India Hicks Envy: Part 2

I had the nicest, funniest surprise yesterday when a pie class participant, Linda, showed up bearing a gift for me.

Behold, her barely used bottle of India Hicks Island Living perfume.

I laughed — and she laughed — because without saying a word, I knew she had read my recent blog post about my India Hicks envy.

“It’s just a little too sweet for my taste,” Linda said. “I thought maybe you might like to try it.”

I pulled off the cap, sniffed at the spray nozzle, and said, “Yes, I do like it. Thank you so much.” But then I couldn’t stop myself from adding with a laugh, “Damn her. Why did I have to like her perfume? I’m already envious enough.”

I proceeded to tell Linda about a private email I received from a woman after my post telling me how I had no reason to be envious, that India Hicks may have a perfect jaw and royal blood, but she doesn’t make pie! Case in point: “She made cupcakes for her mother’s book signing but no one ate them and she couldn’t even give them away!” (I didn’t add that last part to be catty. I was merely repeating what this woman pointed out in her email after obviously having perused India’s blog.)

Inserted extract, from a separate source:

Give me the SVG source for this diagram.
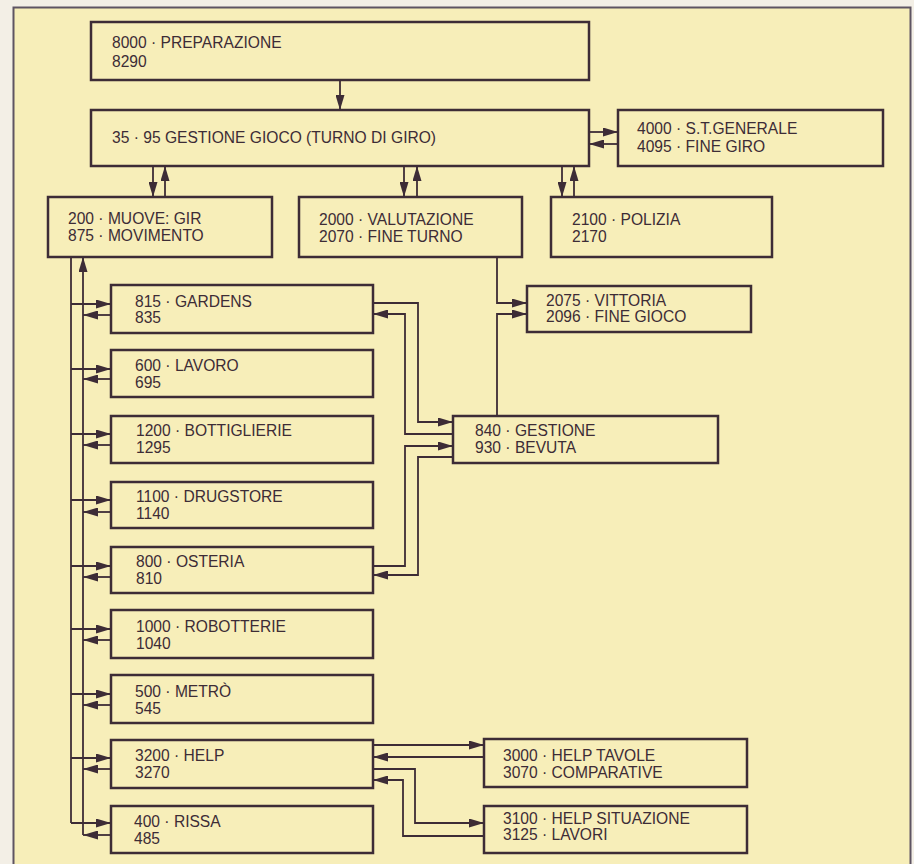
<svg xmlns="http://www.w3.org/2000/svg" width="914" height="864" viewBox="0 0 914 864">
<style>
.bx{fill:none;stroke:#3d2c36;stroke-width:2.5}
.t{font-family:"Liberation Sans",Arial,sans-serif;font-size:15.6px;fill:#3d2c36}
.c{fill:none;stroke:#3d2c36;stroke-width:1.8}
.a{marker-end:url(#ah)}
</style>
<defs>
<marker id="ah" markerUnits="userSpaceOnUse" markerWidth="16" markerHeight="9" refX="15" refY="4.5" orient="auto">
<path d="M0,0 L15,4.5 L0,9 z" fill="#3d2c36"/>
</marker>
</defs>
<rect x="0" y="0" width="914" height="864" fill="#f3efe6"/>
<rect x="13.5" y="7.5" width="897" height="870" fill="#f7eeb9" stroke="#5e5462" stroke-width="2"/>

<g id="n-prep"><rect class="bx" x="91" y="22" width="498" height="58"/><text class="t" x="112" y="48">8000 · PREPARAZIONE</text><text class="t" x="112" y="67">8290</text></g>
<g id="n-gest"><rect class="bx" x="91" y="110" width="498" height="56"/><text class="t" x="112" y="143">35 · 95 GESTIONE GIOCO (TURNO DI GIRO)</text></g>
<g id="n-stgen"><rect class="bx" x="618" y="110" width="265" height="56"/><text class="t" x="637" y="134">4000 · S.T.GENERALE</text><text class="t" x="637" y="152">4095 · FINE GIRO</text></g>
<g id="n-muove"><rect class="bx" x="48" y="197" width="224" height="60"/><text class="t" x="68" y="224">200 · MUOVE: GIR</text><text class="t" x="68" y="241">875 · MOVIMENTO</text></g>
<g id="n-valut"><rect class="bx" x="299" y="197" width="223" height="60"/><text class="t" x="319" y="225">2000 · VALUTAZIONE</text><text class="t" x="319" y="242">2070 · FINE TURNO</text></g>
<g id="n-poliz"><rect class="bx" x="551" y="197" width="221" height="60"/><text class="t" x="572" y="225">2100 · POLIZIA</text><text class="t" x="572" y="242">2170</text></g>
<g id="n-vitt"><rect class="bx" x="527" y="286" width="224" height="46"/><text class="t" x="546" y="306">2075 · VITTORIA</text><text class="t" x="546" y="322">2096 · FINE GIOCO</text></g>
<g id="n-gardens"><rect class="bx" x="111" y="285" width="262" height="48"/><text class="t" x="135" y="307">815 · GARDENS</text><text class="t" x="135" y="323">835</text></g>
<g id="n-lavoro"><rect class="bx" x="111" y="350" width="262" height="47"/><text class="t" x="135" y="371">600 · LAVORO</text><text class="t" x="135" y="388">695</text></g>
<g id="n-bott"><rect class="bx" x="111" y="416" width="262" height="47"/><text class="t" x="136" y="436">1200 · BOTTIGLIERIE</text><text class="t" x="136" y="453">1295</text></g>
<g id="n-drug"><rect class="bx" x="111" y="482" width="262" height="46"/><text class="t" x="136" y="502">1100 · DRUGSTORE</text><text class="t" x="136" y="519">1140</text></g>
<g id="n-oster"><rect class="bx" x="111" y="547" width="262" height="46"/><text class="t" x="136" y="567">800 · OSTERIA</text><text class="t" x="136" y="584">810</text></g>
<g id="n-robot"><rect class="bx" x="111" y="610" width="262" height="48"/><text class="t" x="136" y="632">1000 · ROBOTTERIE</text><text class="t" x="136" y="649">1040</text></g>
<g id="n-metro"><rect class="bx" x="111" y="675" width="262" height="48"/><text class="t" x="135" y="697">500 · METRÒ</text><text class="t" x="135" y="714">545</text></g>
<g id="n-help"><rect class="bx" x="111" y="740" width="262" height="48"/><text class="t" x="135" y="761">3200 · HELP</text><text class="t" x="135" y="778">3270</text></g>
<g id="n-rissa"><rect class="bx" x="111" y="806" width="262" height="47"/><text class="t" x="134" y="827">400 · RISSA</text><text class="t" x="134" y="844">485</text></g>
<g id="n-bevuta"><rect class="bx" x="453" y="416" width="265" height="47"/><text class="t" x="475" y="436">840 · GESTIONE</text><text class="t" x="475" y="453">930 · BEVUTA</text></g>
<g id="n-helptav"><rect class="bx" x="484" y="739" width="263" height="48"/><text class="t" x="503" y="761">3000 · HELP TAVOLE</text><text class="t" x="503" y="778">3070 · COMPARATIVE</text></g>
<g id="n-helpsit"><rect class="bx" x="484" y="806" width="263" height="47"/><text class="t" x="503" y="824">3100 · HELP SITUAZIONE</text><text class="t" x="503" y="840">3125 · LAVORI</text></g>

<g id="connectors">
<path class="c a" d="M340,80 V110"/>
<path class="c a" d="M153,166 V197"/>
<path class="c a" d="M165,197 V166"/>
<path class="c a" d="M404,166 V197"/>
<path class="c a" d="M417,197 V166"/>
<path class="c a" d="M562,166 V197"/>
<path class="c a" d="M574,197 V166"/>
<path class="c a" d="M589,132 H618"/>
<path class="c a" d="M618,144 H589"/>
<path class="c a" d="M497,257 V303 H527"/>
<path class="c a" d="M497,416 V314 H527"/>
<path class="c" d="M71,257 V823"/>
<path class="c a" d="M83,835 V257"/>
<path class="c a" d="M71,304 H111"/><path class="c a" d="M111,315 H83"/>
<path class="c a" d="M71,369 H111"/><path class="c a" d="M111,379 H83"/>
<path class="c a" d="M71,434 H111"/><path class="c a" d="M111,445 H83"/>
<path class="c a" d="M71,500 H111"/><path class="c a" d="M111,512 H83"/>
<path class="c a" d="M71,566 H111"/><path class="c a" d="M111,577 H83"/>
<path class="c a" d="M71,629 H111"/><path class="c a" d="M111,640 H83"/>
<path class="c a" d="M71,694 H111"/><path class="c a" d="M111,705 H83"/>
<path class="c a" d="M71,758 H111"/><path class="c a" d="M111,769 H83"/>
<path class="c a" d="M71,823 H111"/><path class="c a" d="M111,835 H83"/>
<path class="c a" d="M373,303 H418 V422 H453"/>
<path class="c a" d="M453,434 H405 V314 H373"/>
<path class="c a" d="M373,566 H405 V446 H453"/>
<path class="c a" d="M453,457 H418 V575 H373"/>
<path class="c a" d="M373,745 H484"/>
<path class="c a" d="M484,757 H373"/>
<path class="c a" d="M373,769 H415 V823 H484"/>
<path class="c a" d="M484,836 H403 V780 H373"/>
</g>
</svg>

“You should have your own line of perfume,” Linda replied.

Amazing how one photo can conjure up
an impression of someone’s life — and
provoke such envy

I looked at the bottle and thought for a moment — and I remembered that picture of India Hicks, looking glamorous and carefree, driving her speedboat — with her two dogs on the bow — on those clear turquoise waters of the Bahamas.

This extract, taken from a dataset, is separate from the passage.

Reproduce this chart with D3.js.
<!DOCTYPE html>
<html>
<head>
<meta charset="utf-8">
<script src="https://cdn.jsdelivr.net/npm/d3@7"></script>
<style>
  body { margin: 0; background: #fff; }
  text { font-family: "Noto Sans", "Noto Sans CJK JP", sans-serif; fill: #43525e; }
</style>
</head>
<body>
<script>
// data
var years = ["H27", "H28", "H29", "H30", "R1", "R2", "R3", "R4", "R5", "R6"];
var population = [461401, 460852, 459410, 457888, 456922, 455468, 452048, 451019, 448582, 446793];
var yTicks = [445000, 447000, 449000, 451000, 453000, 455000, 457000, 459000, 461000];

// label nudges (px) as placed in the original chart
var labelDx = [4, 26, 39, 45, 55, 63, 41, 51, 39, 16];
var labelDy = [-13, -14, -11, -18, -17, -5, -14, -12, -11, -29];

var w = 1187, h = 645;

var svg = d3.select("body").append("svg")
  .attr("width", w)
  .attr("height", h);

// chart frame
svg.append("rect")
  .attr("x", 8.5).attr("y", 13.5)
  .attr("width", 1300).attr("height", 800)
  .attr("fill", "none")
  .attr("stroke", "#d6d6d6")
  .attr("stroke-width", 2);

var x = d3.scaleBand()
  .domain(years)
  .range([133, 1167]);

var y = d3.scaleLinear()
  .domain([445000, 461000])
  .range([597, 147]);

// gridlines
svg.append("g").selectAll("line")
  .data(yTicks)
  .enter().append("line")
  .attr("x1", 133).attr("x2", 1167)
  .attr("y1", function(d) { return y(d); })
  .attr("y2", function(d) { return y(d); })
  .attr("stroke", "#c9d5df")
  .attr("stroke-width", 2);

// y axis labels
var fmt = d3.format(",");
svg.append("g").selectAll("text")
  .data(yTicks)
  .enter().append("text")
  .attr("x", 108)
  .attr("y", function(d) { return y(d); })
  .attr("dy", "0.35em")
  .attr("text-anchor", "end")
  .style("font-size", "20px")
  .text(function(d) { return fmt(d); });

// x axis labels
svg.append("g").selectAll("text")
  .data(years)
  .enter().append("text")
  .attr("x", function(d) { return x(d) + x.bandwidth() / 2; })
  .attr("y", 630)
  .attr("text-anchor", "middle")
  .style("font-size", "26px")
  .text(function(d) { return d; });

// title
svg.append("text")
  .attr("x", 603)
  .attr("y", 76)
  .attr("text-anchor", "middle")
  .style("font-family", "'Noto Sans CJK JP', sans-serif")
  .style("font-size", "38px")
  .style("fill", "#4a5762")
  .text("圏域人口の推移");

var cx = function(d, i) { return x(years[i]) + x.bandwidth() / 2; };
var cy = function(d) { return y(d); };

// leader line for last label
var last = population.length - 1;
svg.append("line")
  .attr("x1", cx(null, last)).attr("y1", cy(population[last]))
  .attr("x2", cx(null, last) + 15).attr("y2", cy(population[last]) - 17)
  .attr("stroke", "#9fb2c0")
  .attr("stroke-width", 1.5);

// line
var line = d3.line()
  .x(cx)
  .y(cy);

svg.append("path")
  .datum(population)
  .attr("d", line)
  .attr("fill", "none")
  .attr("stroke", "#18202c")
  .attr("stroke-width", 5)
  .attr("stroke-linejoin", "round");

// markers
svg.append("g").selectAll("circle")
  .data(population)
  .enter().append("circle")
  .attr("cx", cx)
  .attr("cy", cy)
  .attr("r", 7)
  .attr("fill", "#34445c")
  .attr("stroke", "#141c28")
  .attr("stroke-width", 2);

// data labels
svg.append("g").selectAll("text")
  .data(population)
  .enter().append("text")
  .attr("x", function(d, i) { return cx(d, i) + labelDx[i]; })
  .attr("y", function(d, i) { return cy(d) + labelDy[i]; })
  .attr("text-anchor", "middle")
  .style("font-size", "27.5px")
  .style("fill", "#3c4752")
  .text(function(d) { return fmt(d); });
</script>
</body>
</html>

“Yes,” I said. “I could recreate her image– and rename the perfume –to match my life.”

Here’s what the formula would be:

Two terriers — one black, one white — with bandanas instead of expensive leather collars

We like to pretend our huge sand-colored hay field is like a beach.

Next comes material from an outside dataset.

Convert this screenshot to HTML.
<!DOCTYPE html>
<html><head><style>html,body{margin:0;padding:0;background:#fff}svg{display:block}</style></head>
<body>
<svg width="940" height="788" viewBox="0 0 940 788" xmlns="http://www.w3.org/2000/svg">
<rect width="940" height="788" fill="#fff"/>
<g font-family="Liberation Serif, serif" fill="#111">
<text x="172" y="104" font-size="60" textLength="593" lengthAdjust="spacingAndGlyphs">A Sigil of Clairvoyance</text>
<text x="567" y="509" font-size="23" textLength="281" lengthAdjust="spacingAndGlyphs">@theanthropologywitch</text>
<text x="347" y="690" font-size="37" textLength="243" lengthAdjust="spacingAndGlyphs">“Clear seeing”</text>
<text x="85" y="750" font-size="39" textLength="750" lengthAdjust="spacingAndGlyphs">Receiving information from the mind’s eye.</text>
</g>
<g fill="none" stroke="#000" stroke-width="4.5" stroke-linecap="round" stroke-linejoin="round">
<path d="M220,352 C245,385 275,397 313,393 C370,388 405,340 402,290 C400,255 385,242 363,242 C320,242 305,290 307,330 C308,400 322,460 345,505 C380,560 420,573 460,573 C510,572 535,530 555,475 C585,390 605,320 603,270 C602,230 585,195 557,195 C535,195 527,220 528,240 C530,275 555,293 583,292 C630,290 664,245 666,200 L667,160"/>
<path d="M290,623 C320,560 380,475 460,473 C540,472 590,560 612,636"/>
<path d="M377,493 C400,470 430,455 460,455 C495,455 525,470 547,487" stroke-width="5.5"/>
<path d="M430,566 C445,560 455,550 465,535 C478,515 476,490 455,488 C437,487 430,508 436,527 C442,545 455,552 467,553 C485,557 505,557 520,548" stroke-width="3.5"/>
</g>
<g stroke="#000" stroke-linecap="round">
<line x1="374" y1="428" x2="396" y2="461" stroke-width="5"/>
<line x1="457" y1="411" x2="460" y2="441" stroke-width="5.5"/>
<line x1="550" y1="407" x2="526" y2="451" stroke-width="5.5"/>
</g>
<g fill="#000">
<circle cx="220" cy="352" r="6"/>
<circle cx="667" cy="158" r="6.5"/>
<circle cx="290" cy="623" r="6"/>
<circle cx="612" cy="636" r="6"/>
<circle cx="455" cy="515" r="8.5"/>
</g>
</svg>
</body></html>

In a canoe (no motor) on the murky green waters of the Des Moines River

You won’t be eating any lobster out of here. And it’s probably best to avoid eating the catfish too.

Finally, add an native Iowan pie baker with oven burns covering her arms and absolutely no trace of blue blood…

And what you get is:

Beth Howard’s 
River Living 
Apple-Cinnamon *  Oh dee Toilet
Wait until I get the label designed. Crabtree and Evelyn is gonna love it. I’m sure they’ll be calling any minute. 

3 thoughts on “India Hicks Envy: Part 2

  1. I don't think that is your scent at all, terriers and river water, HA! I see you in a whole other light. Your life is beautiful and healthy not artificial like that Hicks chick. You are a real woman with American values of hard work and deeply caring about others. You make a difference; you make pie! I think your fragrance should have fresh air, apple blossom, vanilla, allspice, rosewater and summer rain and fresh linen (I'm picturing aprons, dishtowels and potholders hanging out on a clothesline on a summer day), sunshine, and a touch of leather (for your rebellious, edgy side). Now that is a fragrance that would depict your life. Name for it Pie ala mode.

  2. Beautifully said, Annettemac! and I agree!! Perhaps a piece of pie shaped bottle (crust as the base, poited top as the top), with a cork vs. screw off top, attached with a piece of leather. Doggies on the label, of course!